Identity Theft: Once you submit your personal info, and if that website ever gets hacked, your data is out there forever. It can be used for all kinds of online transactions, legal or illegal, and that can haunt you in the future.
Privacy Exposure: Many of us chose crypto because of privacy, but now KYC has become the norm. To keep playing, some people give in and submit. Even though casinos are required to keep it confidential, hacks and breaches happen. If that data gets stolen, you lose the privacy you came here for.
Legal Liability: This is the biggest risk. If your KYC ends up tied to something serious like money laundering or terrorism, authorities won’t hesitate to go after you. And since it’s your name on the account, you can’t simply deny it, you already submitted your documents.
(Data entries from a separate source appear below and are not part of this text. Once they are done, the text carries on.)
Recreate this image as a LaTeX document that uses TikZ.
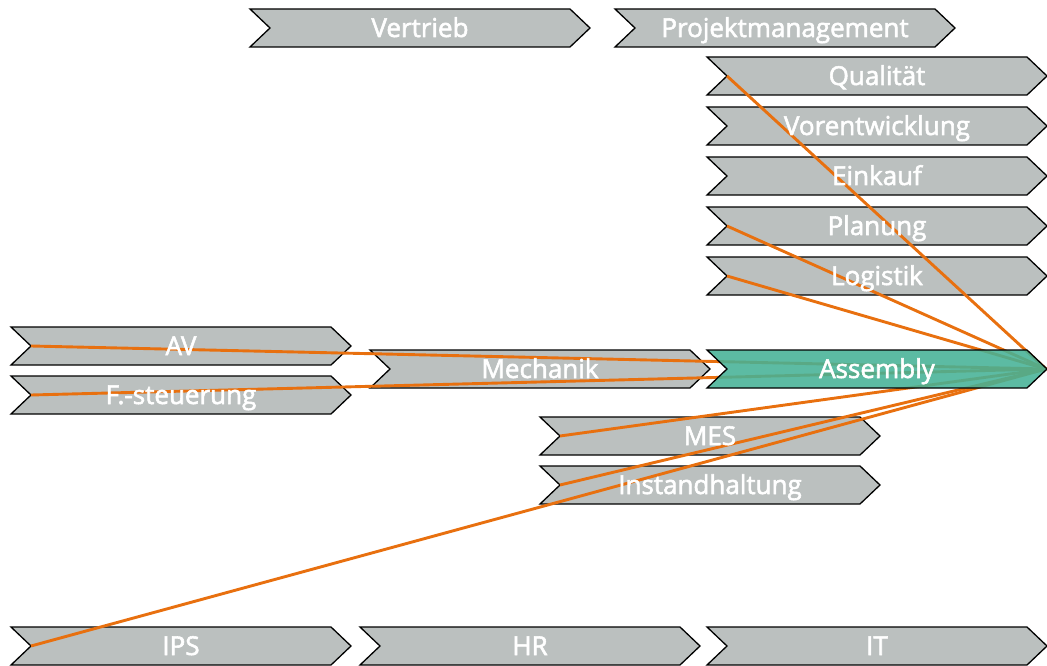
\documentclass[tikz,border=0pt]{standalone}
\usepackage{fontspec}
\setmainfont{Open Sans}[FakeBold=2.2]
\definecolor{chevgray}{HTML}{BBC0BF}
\definecolor{chevgreen}{HTML}{46B296}
\definecolor{linkorange}{HTML}{E8700F}
\pgfdeclarelayer{conn}
\pgfdeclarelayer{hl}
\pgfdeclarelayer{txt}
\pgfsetlayers{main,conn,hl,txt}
\tikzset{
  chevshape/.style={fill=chevgray, draw=black, line width=1.3pt, line join=miter},
  chevhl/.style={fill=chevgreen, fill opacity=0.88, draw=black, draw opacity=1, line width=1.3pt, line join=miter},
  chevlabel/.style={text=white, font=\fontsize{26}{28}\selectfont, inner sep=0pt, anchor=base},
  link/.style={draw=linkorange, line width=2.9pt},
}
% #1 name, #2 left x, #3 top y, #4 label, #5 shape style
\newcommand{\chevbox}[5]{%
  \path[#5] (#2,-#3) -- ++(320,0) -- ++(20,-19) -- ++(-20,-19) -- ++(-320,0) -- ++(20,19) -- cycle;
  \coordinate (#1-in) at (#2+20,-#3-19);
  \coordinate (#1-tip) at (#2+339,-#3-19);
  \begin{pgfonlayer}{txt}
    \node[chevlabel] (#1) at (#2+170,-#3-28) {#4};
  \end{pgfonlayer}%
}
\begin{document}
\begin{tikzpicture}[x=1pt, y=1pt]
  \useasboundingbox (0,0) rectangle (1047,-666);
  % top row
  \chevbox{vertrieb}{250}{9}{Vertrieb}{chevshape}
  \chevbox{pm}{615}{9}{Projektmanagement}{chevshape}
  % right column
  \chevbox{qual}{707}{57}{Qualität}{chevshape}
  \chevbox{vorent}{707}{107}{Vorentwicklung}{chevshape}
  \chevbox{einkauf}{707}{157}{Einkauf}{chevshape}
  \chevbox{planung}{707}{207}{Planung}{chevshape}
  \chevbox{logistik}{707}{257}{Logistik}{chevshape}
  % left side
  \chevbox{av}{11}{327}{AV}{chevshape}
  \chevbox{fst}{11}{376}{F.-steuerung}{chevshape}
  \chevbox{mech}{370}{350}{Mechanik}{chevshape}
  % middle
  \chevbox{mes}{540}{417}{MES}{chevshape}
  \chevbox{ih}{540}{466}{Instandhaltung}{chevshape}
  % bottom row
  \chevbox{ips}{11}{627}{IPS}{chevshape}
  \chevbox{hr}{360}{627}{HR}{chevshape}
  \chevbox{it}{707}{627}{IT}{chevshape}
  % highlighted step
  \begin{pgfonlayer}{hl}
    \chevbox{asm}{707}{350}{Assembly}{chevhl}
  \end{pgfonlayer}
  % links into the highlighted step
  \begin{pgfonlayer}{conn}
    \foreach \src in {qual,planung,logistik,av,fst,mes,ih,ips}
      \draw[link] (\src-in) -- (asm-tip);
  \end{pgfonlayer}
\end{tikzpicture}
\end{document}
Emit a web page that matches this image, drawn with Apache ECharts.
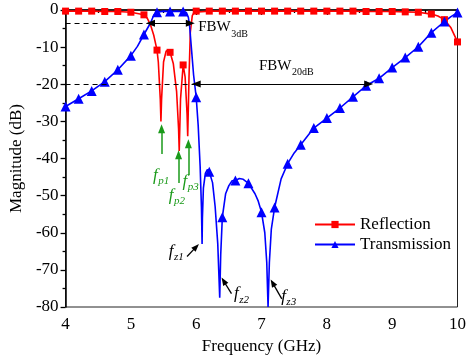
<!DOCTYPE html>
<html>
<head>
<meta charset="utf-8">
<script src="https://cdn.jsdelivr.net/npm/echarts@6/dist/echarts.min.js"></script>
<style>
  html, body {margin: 0; padding: 0; background: #fff;}
  #chart {width: 469px; height: 362px;}
</style>
</head>
<body>
<div id="chart"></div>
<script>
// frequencies (GHz) where the markers sit
const markFreq = [4.0, 4.2, 4.4, 4.6, 4.8, 5.0, 5.2, 5.4, 5.6, 5.8, 6.0, 6.2, 6.4, 6.6, 6.8, 7.0,
  7.2, 7.4, 7.6, 7.8, 8.0, 8.2, 8.4, 8.6, 8.8, 9.0, 9.2, 9.4, 9.6, 9.8, 10.0];
const reflMark = [-0.3, -0.3, -0.3, -0.4, -0.4, -0.6, -1.3, -10.8, -11.4, -14.8, -0.3, -0.3, -0.3, -0.3, -0.3, -0.3,
  -0.3, -0.3, -0.3, -0.3, -0.3, -0.3, -0.3, -0.4, -0.4, -0.4, -0.5, -0.6, -1.1, -2.6, -8.6];
const transMark = [-26.0, -23.9, -21.8, -19.3, -16.1, -12.3, -6.6, -0.6, -0.4, -0.4, -23.5, -43.6, -55.8, -45.9, -46.7, -54.5,
  -53.2, -41.4, -36.3, -31.8, -29.1, -26.4, -23.4, -20.4, -18.4, -15.5, -12.8, -9.9, -6.1, -3.1, -0.7];

// extra points between markers that give the curves their shape
const reflFreq = [5.25, 5.3, 5.35, 5.42, 5.45, 5.46, 5.47, 5.5, 5.54, 5.57, 5.65, 5.7, 5.73, 5.74, 5.76,
  5.83, 5.86, 5.87, 5.89, 5.91, 5.94, 5.97, 9.7, 9.9];
const reflDb = [-2.2, -4.0, -6.8, -14, -24, -30, -24, -14, -11, -10.8, -14.5, -22, -32, -38, -24,
  -18, -28, -34, -18, -6, -1.5, -0.6, -1.6, -4.8];
const transFreq = [5.1, 5.3, 5.35, 5.5, 5.7, 5.85, 5.88, 5.9, 5.93, 5.96, 6.03, 6.06, 6.08, 6.09, 6.095, 6.11,
  6.14, 6.17, 6.25, 6.29, 6.33, 6.36, 6.375, 6.45, 6.5, 6.55, 6.66, 6.72, 6.9, 6.95, 7.05, 7.08,
  7.1, 7.12, 7.15, 7.3, 7.5, 9.9];
const transDb = [-9.8, -3.5, -1.4, -0.3, -0.3, -0.7, -2.0, -4.5, -11, -17.5, -31, -42, -53, -63, -56, -48,
  -44, -43, -46.5, -53, -63, -77.5, -66, -49.5, -47.3, -46, -45.4, -45.6, -49.5, -51.5, -60, -68,
  -80, -68, -59, -45.5, -38.5, -1.8];

const merge = (mf, mv, sf, sv) => mf.map((f, i) => ({value: [f, mv[i]]}))
  .concat(sf.map((f, i) => ({value: [f, sv[i]], symbol: 'none'})))
  .sort((a, b) => a.value[0] - b.value[0]);

const font = 'Liberation Serif';
const green = '#1a9a1a';

const seg = (a, b, extra) => [Object.assign({coord: a}, extra || {}), {coord: b}];

const chart = echarts.init(document.getElementById('chart'));
chart.setOption({
  animation: false,
  textStyle: {fontFamily: font},
  grid: {left: 63, right: 6, top: 10, bottom: 55, show: true, borderColor: '#222', borderWidth: 1},
  legend: {
    data: ['Reflection', 'Transmission'],
    left: 309, top: 211, orient: 'vertical',
    itemWidth: 40, itemHeight: 9, itemGap: 3,
    textStyle: {fontFamily: font, fontSize: 17, color: '#000'}
  },
  xAxis: {
    type: 'value', min: 4, max: 10, interval: 1,
    name: 'Frequency (GHz)', nameLocation: 'middle', nameGap: 30,
    nameTextStyle: {fontFamily: font, fontSize: 17, color: '#000'},
    axisLine: {lineStyle: {color: '#000', width: 1.5}},
    axisTick: {inside: false, length: 5, lineStyle: {color: '#000', width: 1.3}},
    minorTick: {show: true, splitNumber: 2, length: 3, lineStyle: {color: '#000', width: 1.3}},
    axisLabel: {margin: 9, fontFamily: font, fontSize: 17, color: '#000'},
    splitLine: {show: false}
  },
  yAxis: {
    type: 'value', min: -80, max: 0, interval: 10,
    name: 'Magnitude (dB)', nameLocation: 'middle', nameGap: 37,
    nameTextStyle: {fontFamily: font, fontSize: 17, color: '#000'},
    axisLine: {lineStyle: {color: '#000', width: 1.5}},
    axisTick: {inside: false, length: 5, lineStyle: {color: '#000', width: 1.3}},
    minorTick: {show: true, splitNumber: 2, length: 3, lineStyle: {color: '#000', width: 1.3}},
    axisLabel: {margin: 7, fontFamily: font, fontSize: 17, color: '#000'},
    splitLine: {show: false}
  },
  series: [
    {
      name: 'Reflection', type: 'line', data: merge(markFreq, reflMark, reflFreq, reflDb),
      symbol: 'rect', symbolSize: 7, showAllSymbol: true,
      lineStyle: {color: '#ff0000', width: 1.6}, itemStyle: {color: '#ff0000'}
    },
    {
      name: 'Transmission', type: 'line', data: merge(markFreq, transMark, transFreq, transDb),
      symbol: 'triangle', symbolSize: 10, showAllSymbol: true,
      lineStyle: {color: '#0000ff', width: 1.6}, itemStyle: {color: '#0000ff'}
    },
    {
      type: 'line', data: [],
      markLine: {
        silent: true, symbol: 'none', label: {show: false},
        lineStyle: {color: '#000', type: [5, 4], width: 1.2},
        data: [seg([4, -3.6], [5.29, -3.6]), seg([4, -19.9], [5.99, -19.9])]
      }
    },
    {
      type: 'line', data: [],
      markLine: {
        silent: true, symbol: ['triangle', 'triangle'], symbolSize: [7, 9], label: {show: false},
        lineStyle: {color: '#000', type: 'solid', width: 1.2},
        data: [seg([5.3, -3.6], [5.91, -3.6]), seg([6.0, -19.9], [8.64, -19.9])]
      }
    },
    {
      type: 'line', data: [],
      markLine: {
        silent: true, symbol: ['none', 'triangle'], symbolSize: [7, 9], label: {show: false},
        lineStyle: {color: green, type: 'solid', width: 1.5},
        data: [seg([5.47, -38.8], [5.47, -32]), seg([5.73, -46.6], [5.73, -39]), seg([5.88, -44.5], [5.88, -36])]
      }
    },
    {
      type: 'line', data: [],
      markLine: {
        silent: true, symbol: ['none', 'triangle'], symbolSize: [6, 8], label: {show: false},
        lineStyle: {color: '#000', type: 'solid', width: 1.3},
        data: [seg([5.86, -66.4], [6.0, -63.8]), seg([6.54, -76.4], [6.42, -73]), seg([7.31, -77.8], [7.17, -73.5])]
      }
    }
  ]
});

// text annotations: main glyphs with a subscript
const notes = [
  {at: [6.03, -4.7], main: 'FBW', sub: '3dB', color: '#000', style: 'normal', size: 15, subSize: 10, dy: 7},
  {at: [6.96, -15.0], main: 'FBW', sub: '20dB', color: '#000', style: 'normal', size: 15, subSize: 10, dy: 7},
  {at: [5.34, -44.5], main: 'f', sub: 'p1', color: green, style: 'italic', size: 17, subSize: 11, dy: 6},
  {at: [5.58, -49.9], main: 'f', sub: 'p2', color: green, style: 'italic', size: 17, subSize: 11, dy: 6},
  {at: [5.79, -46.1], main: 'f', sub: 'p3', color: green, style: 'italic', size: 17, subSize: 11, dy: 6},
  {at: [5.58, -65.0], main: 'f', sub: 'z1', color: '#000', style: 'italic', size: 17, subSize: 11, dy: 6},
  {at: [6.58, -76.4], main: 'f', sub: 'z2', color: '#000', style: 'italic', size: 17, subSize: 11, dy: 6},
  {at: [7.30, -77.2], main: 'f', sub: 'z3', color: '#000', style: 'italic', size: 17, subSize: 11, dy: 6}
];
const ctx = document.createElement('canvas').getContext('2d');
const graphic = [];
notes.forEach(n => {
  const p = chart.convertToPixel({gridIndex: 0}, n.at);
  ctx.font = n.style + ' ' + n.size + 'px "' + font + '"';
  const w = ctx.measureText(n.main).width;
  graphic.push({
    type: 'text', x: p[0], y: p[1], silent: true,
    style: {text: n.main, fill: n.color, fontFamily: font, fontStyle: n.style, fontSize: n.size,
      align: 'left', verticalAlign: 'middle'}
  });
  graphic.push({
    type: 'text', x: p[0] + w + 0.5, y: p[1] + n.dy, silent: true,
    style: {text: n.sub, fill: n.color, fontFamily: font, fontStyle: n.style, fontSize: n.subSize,
      align: 'left', verticalAlign: 'middle'}
  });
});
chart.setOption({graphic: graphic});
</script>
</body>
</html>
Everyone knows the potential risk about submitting our KYC to a third party, not only about gambling. But it seems gambling platforms are forced to do KYC lately. Some casinos launch without KYC, but later it seems they implement KYC for various reasons, like for legal reasons. We always prefer to use a non-KYC platform, whether it's gambling or non-gambling. The risk is always the same for all KYC platforms.
We have seen a lot of data breaches from the exchange; it could happen with gambling as well. It would be misused for crime or something else. KYC means potential risk; we have to ignore it to avoid it where possible. There might be some good casinos who don't ask for KYC, and we should choose them.